To be done :: Search the records for the word "seaborn" and report each line that has it.

The input ::
=-=-=-=-=
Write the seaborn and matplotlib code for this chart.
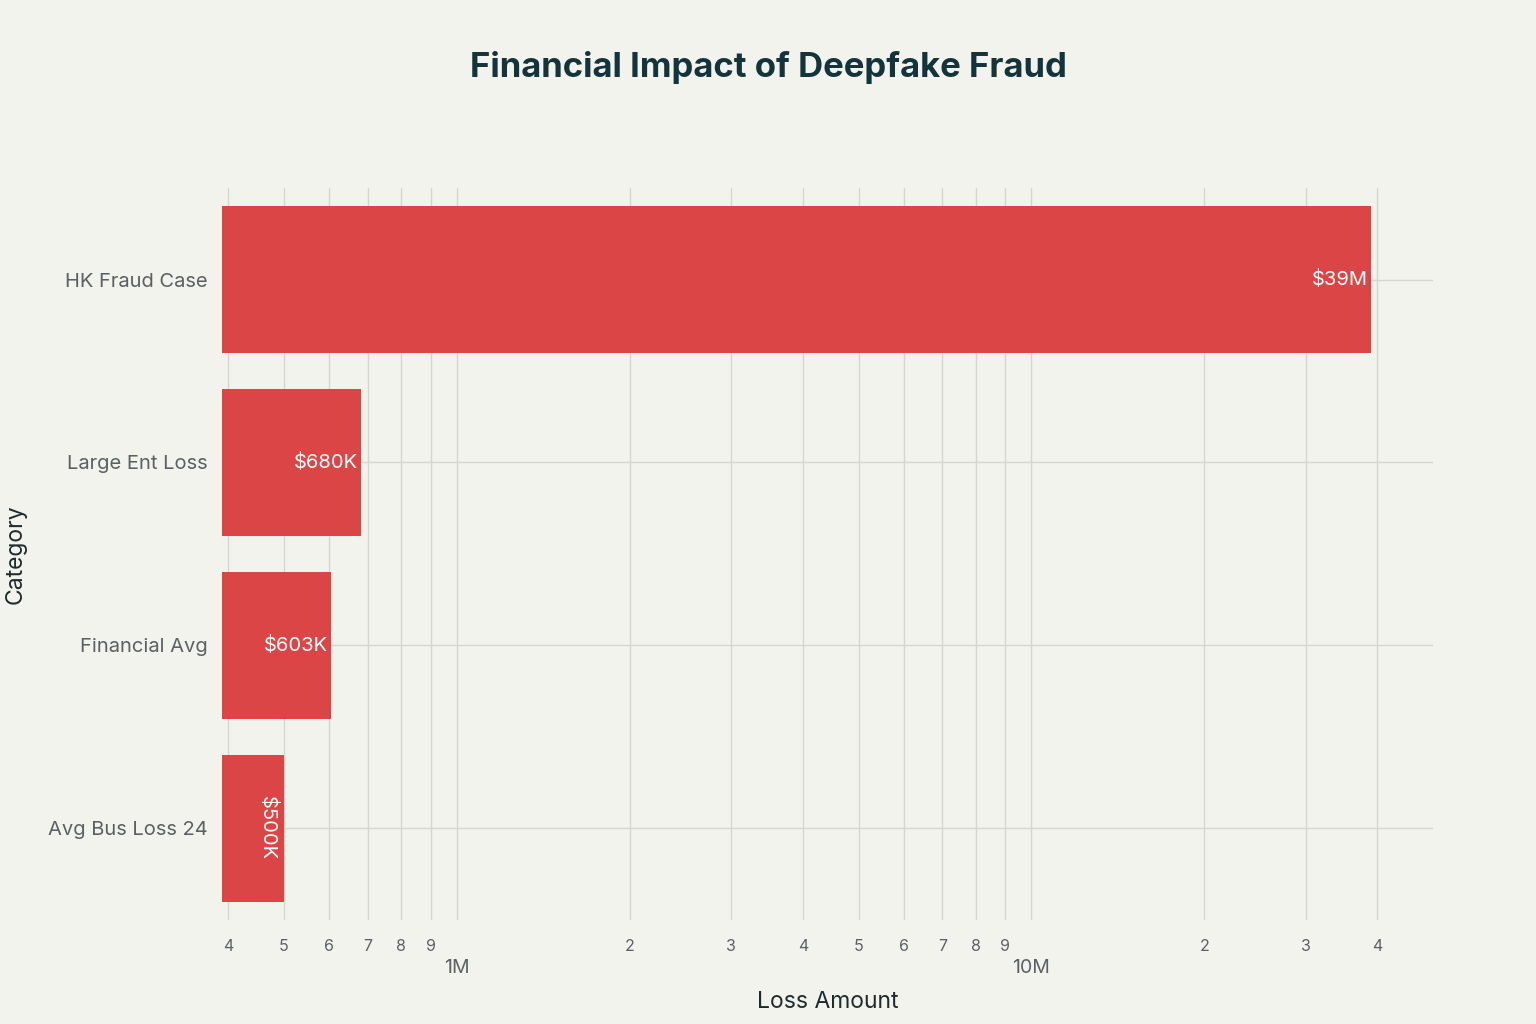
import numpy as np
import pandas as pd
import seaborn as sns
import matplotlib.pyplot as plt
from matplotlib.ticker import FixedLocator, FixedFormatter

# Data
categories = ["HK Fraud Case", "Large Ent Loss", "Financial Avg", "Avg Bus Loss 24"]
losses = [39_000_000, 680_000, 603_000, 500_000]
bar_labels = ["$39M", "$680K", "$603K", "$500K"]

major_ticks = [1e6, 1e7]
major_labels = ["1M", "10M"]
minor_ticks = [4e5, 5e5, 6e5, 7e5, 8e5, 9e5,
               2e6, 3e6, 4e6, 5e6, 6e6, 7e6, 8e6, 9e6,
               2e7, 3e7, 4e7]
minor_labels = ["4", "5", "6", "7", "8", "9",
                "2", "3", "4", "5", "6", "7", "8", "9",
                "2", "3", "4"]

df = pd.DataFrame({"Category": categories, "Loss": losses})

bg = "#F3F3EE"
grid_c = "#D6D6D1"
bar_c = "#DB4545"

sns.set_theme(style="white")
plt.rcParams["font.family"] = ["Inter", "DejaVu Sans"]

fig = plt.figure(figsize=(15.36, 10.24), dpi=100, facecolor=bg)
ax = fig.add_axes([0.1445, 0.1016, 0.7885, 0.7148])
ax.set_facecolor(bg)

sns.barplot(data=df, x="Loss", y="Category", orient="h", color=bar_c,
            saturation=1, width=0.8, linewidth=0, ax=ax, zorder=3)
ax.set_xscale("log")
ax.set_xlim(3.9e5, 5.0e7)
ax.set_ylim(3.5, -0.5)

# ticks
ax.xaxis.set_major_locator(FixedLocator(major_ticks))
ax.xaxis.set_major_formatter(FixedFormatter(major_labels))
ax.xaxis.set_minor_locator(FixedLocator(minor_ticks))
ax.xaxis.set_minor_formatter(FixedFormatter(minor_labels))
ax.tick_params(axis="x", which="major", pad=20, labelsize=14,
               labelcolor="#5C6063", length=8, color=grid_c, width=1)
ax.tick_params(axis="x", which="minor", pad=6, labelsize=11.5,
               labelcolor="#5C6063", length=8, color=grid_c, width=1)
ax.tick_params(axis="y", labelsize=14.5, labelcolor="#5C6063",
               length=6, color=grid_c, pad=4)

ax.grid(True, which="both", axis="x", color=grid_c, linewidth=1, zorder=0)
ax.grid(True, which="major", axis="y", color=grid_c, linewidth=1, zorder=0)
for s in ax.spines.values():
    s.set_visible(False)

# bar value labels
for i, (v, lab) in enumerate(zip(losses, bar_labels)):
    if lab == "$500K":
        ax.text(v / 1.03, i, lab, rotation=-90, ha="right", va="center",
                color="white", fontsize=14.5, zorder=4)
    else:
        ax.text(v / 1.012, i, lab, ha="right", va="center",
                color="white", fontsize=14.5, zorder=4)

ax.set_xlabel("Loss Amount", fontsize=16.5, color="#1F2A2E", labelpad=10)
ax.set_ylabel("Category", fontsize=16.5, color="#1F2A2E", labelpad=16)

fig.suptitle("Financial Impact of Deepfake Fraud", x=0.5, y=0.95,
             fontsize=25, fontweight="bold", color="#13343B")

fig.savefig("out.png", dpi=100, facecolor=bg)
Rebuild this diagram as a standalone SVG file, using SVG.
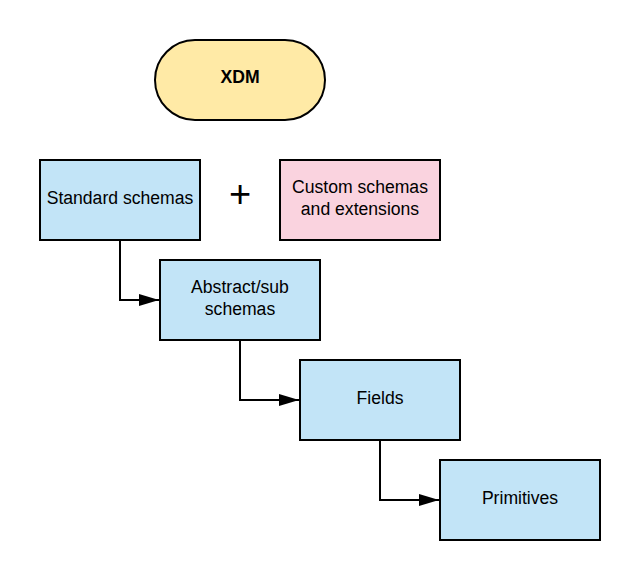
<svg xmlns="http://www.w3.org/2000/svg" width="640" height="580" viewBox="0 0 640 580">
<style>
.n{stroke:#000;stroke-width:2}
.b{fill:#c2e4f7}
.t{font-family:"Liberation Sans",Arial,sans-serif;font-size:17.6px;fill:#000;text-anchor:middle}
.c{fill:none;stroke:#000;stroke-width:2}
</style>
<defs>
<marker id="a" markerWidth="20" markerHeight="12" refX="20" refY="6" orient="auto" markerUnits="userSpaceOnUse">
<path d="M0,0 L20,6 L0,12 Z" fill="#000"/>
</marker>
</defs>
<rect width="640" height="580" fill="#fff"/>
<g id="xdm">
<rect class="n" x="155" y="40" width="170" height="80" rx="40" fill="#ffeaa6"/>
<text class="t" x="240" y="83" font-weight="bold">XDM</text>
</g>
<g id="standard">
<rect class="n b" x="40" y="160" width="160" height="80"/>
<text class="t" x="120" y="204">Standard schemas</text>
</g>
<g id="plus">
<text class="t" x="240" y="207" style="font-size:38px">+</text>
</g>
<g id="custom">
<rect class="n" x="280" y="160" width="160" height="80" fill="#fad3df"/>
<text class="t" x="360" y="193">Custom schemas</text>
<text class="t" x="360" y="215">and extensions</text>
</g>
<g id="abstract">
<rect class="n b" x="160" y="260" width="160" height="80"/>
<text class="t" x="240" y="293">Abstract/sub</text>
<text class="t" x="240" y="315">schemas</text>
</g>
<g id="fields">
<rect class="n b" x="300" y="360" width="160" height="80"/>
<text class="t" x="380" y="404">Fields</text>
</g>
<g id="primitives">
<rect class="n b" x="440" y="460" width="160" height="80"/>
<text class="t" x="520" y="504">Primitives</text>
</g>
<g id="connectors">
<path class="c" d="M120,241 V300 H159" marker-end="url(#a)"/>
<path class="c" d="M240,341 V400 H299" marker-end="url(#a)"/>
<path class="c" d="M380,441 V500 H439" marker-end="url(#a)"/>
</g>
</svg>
=-=-=-=-=
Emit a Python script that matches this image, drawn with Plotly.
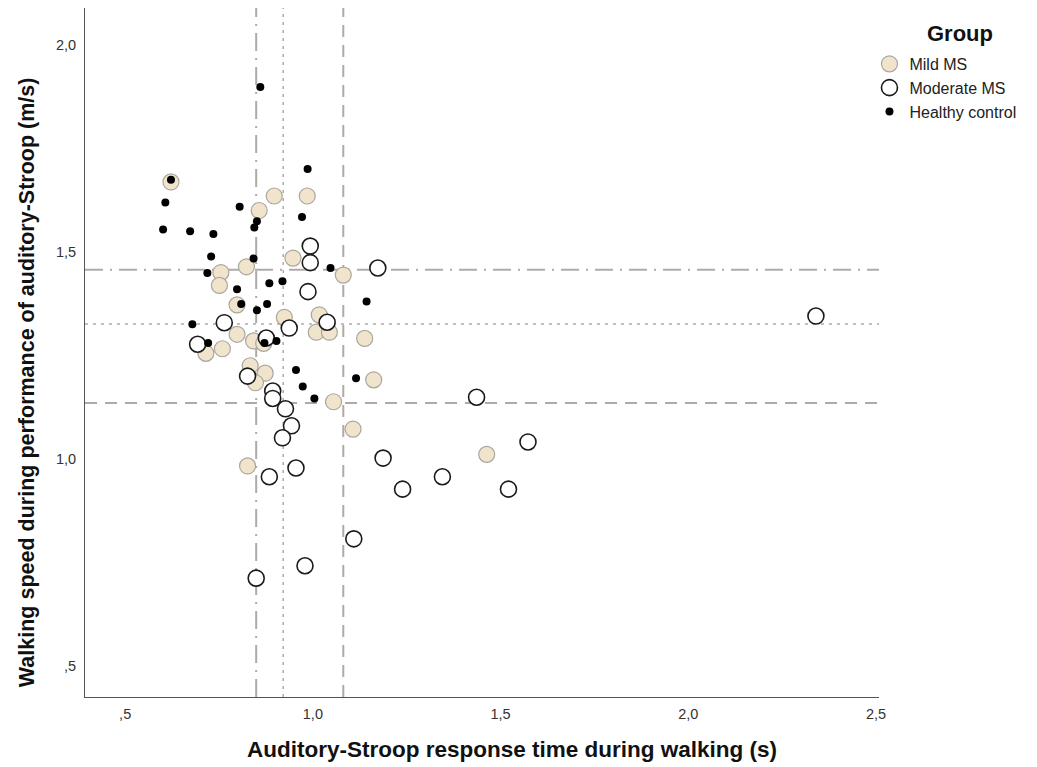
=-=-=-=-=
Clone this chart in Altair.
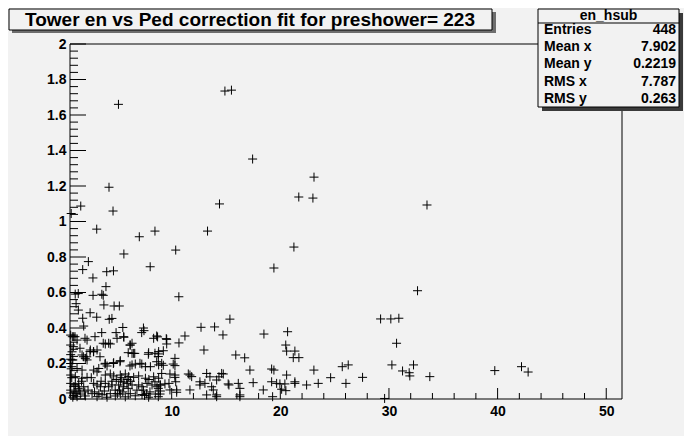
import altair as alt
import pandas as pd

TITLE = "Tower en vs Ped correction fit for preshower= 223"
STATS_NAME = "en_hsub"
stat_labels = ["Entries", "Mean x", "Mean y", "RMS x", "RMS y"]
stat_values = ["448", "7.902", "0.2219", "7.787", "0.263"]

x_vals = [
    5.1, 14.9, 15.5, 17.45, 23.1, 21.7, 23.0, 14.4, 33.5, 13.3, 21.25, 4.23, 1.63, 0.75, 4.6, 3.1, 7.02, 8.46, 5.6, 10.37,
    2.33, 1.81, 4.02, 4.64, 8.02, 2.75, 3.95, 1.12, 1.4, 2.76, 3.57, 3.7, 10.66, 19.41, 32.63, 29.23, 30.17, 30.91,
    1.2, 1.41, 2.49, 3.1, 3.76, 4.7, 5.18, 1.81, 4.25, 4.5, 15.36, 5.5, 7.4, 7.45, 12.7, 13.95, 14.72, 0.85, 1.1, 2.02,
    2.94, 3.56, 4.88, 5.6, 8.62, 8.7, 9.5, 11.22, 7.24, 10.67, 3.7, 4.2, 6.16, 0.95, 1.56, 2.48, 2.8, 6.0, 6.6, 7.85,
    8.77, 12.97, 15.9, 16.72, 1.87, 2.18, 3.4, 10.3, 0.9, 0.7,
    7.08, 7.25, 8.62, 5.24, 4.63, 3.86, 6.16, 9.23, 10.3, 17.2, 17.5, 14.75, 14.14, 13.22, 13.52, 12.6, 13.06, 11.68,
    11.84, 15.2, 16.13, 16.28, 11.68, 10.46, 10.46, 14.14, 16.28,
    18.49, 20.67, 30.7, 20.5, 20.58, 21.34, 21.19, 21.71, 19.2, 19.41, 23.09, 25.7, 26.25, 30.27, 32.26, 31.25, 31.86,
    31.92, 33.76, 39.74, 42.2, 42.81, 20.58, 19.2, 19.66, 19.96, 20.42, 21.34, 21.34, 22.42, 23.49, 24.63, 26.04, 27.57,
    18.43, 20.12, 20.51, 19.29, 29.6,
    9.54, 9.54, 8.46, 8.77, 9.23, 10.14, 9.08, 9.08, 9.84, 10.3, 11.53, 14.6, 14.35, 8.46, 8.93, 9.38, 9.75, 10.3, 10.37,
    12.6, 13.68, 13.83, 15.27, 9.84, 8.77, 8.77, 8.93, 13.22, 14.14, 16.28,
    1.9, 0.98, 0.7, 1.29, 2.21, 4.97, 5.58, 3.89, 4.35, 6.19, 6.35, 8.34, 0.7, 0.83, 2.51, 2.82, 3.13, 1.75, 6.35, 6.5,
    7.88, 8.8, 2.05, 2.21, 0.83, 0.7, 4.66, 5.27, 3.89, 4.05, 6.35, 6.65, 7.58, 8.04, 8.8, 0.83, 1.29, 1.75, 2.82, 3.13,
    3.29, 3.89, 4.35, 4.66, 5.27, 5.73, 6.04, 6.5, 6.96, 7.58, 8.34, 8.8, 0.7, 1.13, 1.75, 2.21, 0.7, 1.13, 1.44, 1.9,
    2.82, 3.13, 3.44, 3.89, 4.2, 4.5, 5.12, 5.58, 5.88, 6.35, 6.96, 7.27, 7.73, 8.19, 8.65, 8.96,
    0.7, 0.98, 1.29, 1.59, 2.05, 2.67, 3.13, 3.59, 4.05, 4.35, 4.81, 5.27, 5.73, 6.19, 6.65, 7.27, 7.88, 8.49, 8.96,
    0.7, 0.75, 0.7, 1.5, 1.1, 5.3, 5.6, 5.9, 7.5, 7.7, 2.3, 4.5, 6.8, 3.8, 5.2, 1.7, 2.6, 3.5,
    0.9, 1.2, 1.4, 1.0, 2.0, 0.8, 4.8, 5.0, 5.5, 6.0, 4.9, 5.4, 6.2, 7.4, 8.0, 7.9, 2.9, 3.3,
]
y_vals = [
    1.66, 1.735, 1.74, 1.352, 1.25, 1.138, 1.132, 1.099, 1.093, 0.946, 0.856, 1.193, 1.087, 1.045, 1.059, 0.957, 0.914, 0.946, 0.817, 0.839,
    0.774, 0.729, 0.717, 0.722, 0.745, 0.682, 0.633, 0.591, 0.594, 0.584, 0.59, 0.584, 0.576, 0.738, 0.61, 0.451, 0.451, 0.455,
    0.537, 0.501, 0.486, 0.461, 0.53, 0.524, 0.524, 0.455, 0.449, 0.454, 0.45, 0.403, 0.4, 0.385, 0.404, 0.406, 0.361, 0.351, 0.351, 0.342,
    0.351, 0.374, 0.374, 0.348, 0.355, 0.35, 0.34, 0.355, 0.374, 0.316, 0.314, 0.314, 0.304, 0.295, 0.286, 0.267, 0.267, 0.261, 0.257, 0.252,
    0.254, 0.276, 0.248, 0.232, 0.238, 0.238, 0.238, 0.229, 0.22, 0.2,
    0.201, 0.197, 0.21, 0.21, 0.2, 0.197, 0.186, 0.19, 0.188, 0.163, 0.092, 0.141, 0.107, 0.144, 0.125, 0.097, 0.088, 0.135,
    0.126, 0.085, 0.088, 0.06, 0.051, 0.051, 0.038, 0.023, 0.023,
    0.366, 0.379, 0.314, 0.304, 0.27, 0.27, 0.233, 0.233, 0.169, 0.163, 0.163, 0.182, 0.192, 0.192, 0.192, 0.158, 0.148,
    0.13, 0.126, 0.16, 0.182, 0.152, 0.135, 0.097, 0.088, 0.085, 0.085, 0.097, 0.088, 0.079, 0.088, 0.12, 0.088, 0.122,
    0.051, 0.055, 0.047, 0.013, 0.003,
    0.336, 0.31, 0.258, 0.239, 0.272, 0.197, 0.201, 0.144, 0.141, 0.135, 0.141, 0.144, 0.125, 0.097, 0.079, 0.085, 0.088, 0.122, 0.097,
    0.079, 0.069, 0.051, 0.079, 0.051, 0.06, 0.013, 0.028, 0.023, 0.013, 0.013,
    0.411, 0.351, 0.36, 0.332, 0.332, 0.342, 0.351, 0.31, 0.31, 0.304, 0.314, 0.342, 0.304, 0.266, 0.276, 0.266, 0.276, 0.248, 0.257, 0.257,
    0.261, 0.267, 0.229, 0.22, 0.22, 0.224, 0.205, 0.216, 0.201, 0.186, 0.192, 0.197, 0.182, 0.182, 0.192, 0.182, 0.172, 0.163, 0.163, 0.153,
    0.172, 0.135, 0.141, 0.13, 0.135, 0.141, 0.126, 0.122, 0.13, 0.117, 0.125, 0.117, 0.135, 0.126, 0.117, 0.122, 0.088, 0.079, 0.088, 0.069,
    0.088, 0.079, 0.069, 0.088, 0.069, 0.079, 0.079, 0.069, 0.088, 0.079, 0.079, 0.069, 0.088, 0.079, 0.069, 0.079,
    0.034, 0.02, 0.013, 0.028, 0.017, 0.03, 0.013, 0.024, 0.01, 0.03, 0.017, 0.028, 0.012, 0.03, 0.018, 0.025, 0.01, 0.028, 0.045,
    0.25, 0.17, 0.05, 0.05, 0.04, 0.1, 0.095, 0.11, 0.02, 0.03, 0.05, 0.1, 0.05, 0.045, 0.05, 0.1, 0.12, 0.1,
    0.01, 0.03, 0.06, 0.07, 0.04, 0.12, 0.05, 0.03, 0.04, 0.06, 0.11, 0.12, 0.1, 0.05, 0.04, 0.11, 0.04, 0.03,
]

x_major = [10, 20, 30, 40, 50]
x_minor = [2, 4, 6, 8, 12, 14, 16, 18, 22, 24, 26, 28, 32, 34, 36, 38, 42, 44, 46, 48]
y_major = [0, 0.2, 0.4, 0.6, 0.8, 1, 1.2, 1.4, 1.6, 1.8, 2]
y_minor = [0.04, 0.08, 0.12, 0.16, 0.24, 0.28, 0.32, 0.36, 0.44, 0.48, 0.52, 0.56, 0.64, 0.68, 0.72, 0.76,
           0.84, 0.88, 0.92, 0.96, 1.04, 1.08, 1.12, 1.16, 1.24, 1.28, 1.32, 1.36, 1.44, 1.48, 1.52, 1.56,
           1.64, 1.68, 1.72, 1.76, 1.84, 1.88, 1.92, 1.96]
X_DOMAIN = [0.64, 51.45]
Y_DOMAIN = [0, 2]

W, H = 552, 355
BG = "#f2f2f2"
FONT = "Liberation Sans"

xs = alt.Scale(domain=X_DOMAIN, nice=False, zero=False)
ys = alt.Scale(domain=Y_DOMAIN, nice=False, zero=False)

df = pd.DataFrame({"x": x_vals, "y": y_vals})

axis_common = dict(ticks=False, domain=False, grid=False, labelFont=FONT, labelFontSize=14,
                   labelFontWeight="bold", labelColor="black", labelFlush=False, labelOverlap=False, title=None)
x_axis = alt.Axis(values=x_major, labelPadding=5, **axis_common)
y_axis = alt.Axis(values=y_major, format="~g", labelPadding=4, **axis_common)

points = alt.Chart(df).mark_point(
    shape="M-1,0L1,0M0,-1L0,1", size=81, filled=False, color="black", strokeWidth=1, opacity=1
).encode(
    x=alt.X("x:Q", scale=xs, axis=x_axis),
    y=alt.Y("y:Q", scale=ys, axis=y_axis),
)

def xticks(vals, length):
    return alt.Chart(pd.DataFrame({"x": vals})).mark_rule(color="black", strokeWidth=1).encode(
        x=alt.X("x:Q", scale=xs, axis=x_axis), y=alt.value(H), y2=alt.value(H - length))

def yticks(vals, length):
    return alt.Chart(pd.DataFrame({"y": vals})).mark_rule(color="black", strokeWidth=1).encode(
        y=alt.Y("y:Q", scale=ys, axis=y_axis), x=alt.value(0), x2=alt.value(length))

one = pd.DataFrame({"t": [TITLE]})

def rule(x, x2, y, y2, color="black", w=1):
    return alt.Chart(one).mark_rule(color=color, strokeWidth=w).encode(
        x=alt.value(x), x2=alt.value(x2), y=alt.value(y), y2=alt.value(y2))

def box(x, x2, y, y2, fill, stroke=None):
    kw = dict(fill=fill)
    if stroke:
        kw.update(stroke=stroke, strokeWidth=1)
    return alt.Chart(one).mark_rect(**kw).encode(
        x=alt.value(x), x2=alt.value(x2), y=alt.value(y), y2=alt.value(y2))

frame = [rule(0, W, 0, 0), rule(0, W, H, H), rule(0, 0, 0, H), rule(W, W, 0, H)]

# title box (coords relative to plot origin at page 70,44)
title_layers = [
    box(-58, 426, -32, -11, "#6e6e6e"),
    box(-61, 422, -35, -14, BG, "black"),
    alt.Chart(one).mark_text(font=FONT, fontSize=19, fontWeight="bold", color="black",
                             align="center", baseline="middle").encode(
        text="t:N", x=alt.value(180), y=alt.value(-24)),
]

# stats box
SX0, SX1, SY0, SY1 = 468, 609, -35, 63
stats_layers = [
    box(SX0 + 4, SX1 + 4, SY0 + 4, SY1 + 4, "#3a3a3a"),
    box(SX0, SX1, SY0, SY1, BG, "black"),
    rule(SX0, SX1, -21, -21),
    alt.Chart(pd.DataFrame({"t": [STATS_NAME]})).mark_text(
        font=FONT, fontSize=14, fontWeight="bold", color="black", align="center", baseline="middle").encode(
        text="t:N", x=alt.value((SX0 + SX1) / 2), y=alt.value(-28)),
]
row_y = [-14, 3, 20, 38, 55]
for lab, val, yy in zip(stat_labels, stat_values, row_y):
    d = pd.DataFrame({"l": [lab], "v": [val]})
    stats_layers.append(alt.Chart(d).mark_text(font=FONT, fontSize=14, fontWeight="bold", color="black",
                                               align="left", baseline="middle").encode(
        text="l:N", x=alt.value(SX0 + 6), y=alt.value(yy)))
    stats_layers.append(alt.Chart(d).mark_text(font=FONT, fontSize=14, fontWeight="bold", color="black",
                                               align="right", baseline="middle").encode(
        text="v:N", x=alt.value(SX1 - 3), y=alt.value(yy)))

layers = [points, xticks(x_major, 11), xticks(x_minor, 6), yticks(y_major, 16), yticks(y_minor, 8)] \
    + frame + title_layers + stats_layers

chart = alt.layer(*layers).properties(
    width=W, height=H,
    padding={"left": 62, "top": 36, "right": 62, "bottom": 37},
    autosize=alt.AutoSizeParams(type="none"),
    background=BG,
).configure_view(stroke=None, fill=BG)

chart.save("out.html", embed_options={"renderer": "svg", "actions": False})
=-=-=-=-=
Response to the exercise ::
Write the seaborn and matplotlib code for this chart.
import seaborn as sns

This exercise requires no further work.